→ Do this:
In the records below, reproduce exactly the lines from the one containing "Write a Python" through the one containing "from matplotlib.ticker import MultipleLocator", both included, and omit the pictures.

→ Code that draws figures:
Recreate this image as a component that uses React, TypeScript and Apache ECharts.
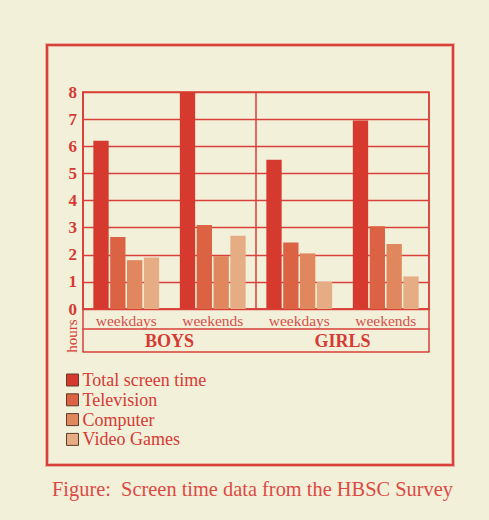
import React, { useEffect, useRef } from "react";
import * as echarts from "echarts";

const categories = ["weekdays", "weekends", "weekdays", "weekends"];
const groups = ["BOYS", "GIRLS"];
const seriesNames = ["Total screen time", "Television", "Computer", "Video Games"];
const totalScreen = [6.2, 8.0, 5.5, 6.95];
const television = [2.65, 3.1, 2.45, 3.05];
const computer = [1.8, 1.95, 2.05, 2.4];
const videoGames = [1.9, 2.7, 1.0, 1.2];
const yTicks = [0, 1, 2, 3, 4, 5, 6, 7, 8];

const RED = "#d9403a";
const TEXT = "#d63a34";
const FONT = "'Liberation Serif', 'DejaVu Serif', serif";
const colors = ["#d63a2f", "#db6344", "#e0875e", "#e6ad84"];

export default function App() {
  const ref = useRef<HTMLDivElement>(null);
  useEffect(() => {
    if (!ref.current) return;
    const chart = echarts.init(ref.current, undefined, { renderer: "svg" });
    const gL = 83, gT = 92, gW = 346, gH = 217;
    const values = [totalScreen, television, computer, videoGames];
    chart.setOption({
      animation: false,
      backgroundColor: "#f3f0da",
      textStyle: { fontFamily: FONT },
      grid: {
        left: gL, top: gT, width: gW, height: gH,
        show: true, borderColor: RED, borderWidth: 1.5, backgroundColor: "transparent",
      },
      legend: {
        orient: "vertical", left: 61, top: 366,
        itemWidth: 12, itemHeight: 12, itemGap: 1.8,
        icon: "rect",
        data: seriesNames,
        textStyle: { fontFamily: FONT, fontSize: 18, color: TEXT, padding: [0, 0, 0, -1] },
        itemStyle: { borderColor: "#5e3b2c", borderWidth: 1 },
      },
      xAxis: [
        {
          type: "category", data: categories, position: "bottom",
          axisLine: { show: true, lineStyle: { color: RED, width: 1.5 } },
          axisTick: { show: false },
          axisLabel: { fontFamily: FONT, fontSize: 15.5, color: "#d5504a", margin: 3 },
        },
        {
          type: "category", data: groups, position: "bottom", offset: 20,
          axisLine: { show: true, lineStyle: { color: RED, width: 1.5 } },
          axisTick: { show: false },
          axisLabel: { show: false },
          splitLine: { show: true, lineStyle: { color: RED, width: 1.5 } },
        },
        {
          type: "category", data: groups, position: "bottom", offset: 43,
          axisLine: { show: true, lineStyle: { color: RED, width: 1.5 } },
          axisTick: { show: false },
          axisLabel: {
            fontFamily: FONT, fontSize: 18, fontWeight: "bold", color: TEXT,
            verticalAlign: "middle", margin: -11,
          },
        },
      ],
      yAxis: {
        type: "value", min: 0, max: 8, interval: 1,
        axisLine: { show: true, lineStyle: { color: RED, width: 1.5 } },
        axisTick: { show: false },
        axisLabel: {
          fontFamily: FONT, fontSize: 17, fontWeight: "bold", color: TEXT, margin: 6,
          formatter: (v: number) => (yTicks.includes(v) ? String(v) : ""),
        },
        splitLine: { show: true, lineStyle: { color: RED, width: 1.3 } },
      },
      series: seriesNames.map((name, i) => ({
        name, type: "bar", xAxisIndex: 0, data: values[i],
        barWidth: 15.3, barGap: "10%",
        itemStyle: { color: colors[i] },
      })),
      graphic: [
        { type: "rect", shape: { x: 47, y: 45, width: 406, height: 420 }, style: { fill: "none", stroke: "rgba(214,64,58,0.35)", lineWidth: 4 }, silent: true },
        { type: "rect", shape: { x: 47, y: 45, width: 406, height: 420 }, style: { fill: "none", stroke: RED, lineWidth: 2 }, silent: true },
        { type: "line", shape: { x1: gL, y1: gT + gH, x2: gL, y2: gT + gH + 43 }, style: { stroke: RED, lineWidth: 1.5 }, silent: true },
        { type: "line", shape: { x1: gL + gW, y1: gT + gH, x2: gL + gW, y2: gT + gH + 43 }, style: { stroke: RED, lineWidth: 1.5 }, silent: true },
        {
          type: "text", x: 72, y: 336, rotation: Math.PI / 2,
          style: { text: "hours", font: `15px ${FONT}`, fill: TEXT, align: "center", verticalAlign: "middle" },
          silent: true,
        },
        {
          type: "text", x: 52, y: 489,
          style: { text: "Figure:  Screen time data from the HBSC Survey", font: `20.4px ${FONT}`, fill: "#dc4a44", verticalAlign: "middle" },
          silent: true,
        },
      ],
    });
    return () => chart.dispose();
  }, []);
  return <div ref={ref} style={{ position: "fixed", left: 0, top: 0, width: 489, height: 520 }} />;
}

==

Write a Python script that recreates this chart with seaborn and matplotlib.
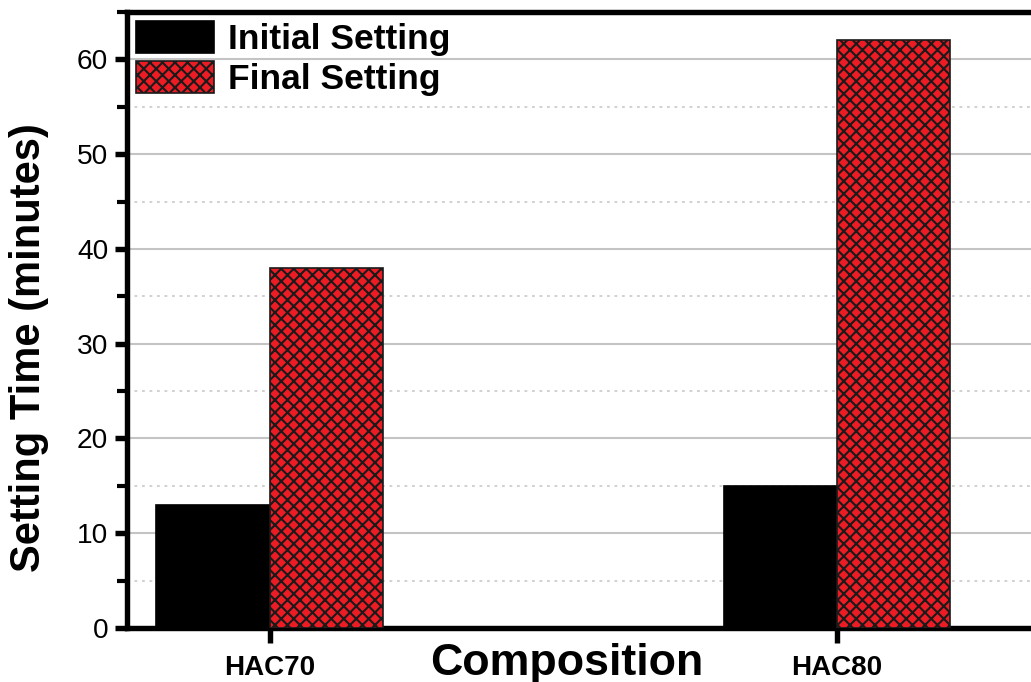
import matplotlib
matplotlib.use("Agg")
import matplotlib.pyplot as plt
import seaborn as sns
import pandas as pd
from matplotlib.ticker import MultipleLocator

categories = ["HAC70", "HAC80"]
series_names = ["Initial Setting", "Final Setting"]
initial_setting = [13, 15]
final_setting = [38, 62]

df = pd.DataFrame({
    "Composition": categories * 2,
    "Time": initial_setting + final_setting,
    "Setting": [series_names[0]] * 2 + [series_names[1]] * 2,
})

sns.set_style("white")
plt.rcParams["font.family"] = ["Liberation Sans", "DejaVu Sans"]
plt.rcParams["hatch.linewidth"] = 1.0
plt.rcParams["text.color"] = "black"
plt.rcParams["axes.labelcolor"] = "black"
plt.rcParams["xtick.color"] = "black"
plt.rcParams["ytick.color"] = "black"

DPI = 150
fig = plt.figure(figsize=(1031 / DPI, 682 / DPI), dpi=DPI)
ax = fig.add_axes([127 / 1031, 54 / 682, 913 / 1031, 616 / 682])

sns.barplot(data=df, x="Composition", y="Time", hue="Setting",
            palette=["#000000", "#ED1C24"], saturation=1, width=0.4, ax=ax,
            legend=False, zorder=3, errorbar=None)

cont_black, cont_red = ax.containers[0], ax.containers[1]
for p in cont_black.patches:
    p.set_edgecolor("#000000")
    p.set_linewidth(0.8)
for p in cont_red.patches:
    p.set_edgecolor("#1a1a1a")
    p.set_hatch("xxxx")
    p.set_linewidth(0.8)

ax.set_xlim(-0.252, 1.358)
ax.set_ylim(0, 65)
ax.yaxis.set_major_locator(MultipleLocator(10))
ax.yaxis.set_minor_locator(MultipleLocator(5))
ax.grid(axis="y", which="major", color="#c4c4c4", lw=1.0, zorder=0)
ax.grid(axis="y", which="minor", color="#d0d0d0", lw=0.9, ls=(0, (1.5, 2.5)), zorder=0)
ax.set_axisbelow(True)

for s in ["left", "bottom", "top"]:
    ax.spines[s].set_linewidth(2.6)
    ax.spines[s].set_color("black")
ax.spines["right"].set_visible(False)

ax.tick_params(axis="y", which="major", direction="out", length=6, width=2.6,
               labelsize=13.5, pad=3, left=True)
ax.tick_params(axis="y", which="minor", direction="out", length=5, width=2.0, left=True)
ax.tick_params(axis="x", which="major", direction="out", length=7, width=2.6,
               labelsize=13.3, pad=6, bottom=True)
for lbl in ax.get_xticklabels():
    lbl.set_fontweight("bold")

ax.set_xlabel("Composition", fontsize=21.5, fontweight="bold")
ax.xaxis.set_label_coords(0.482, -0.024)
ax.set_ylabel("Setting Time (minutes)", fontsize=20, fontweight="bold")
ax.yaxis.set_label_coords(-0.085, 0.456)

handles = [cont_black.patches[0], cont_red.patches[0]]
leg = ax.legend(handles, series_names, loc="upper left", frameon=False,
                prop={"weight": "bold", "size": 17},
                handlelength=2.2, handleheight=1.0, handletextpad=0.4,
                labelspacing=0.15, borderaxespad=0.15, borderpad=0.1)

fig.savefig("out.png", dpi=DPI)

→ Finished answer:
Write a Python script that recreates this chart with seaborn and matplotlib.
import matplotlib
matplotlib.use("Agg")
import matplotlib.pyplot as plt
import seaborn as sns
import pandas as pd
from matplotlib.ticker import MultipleLocator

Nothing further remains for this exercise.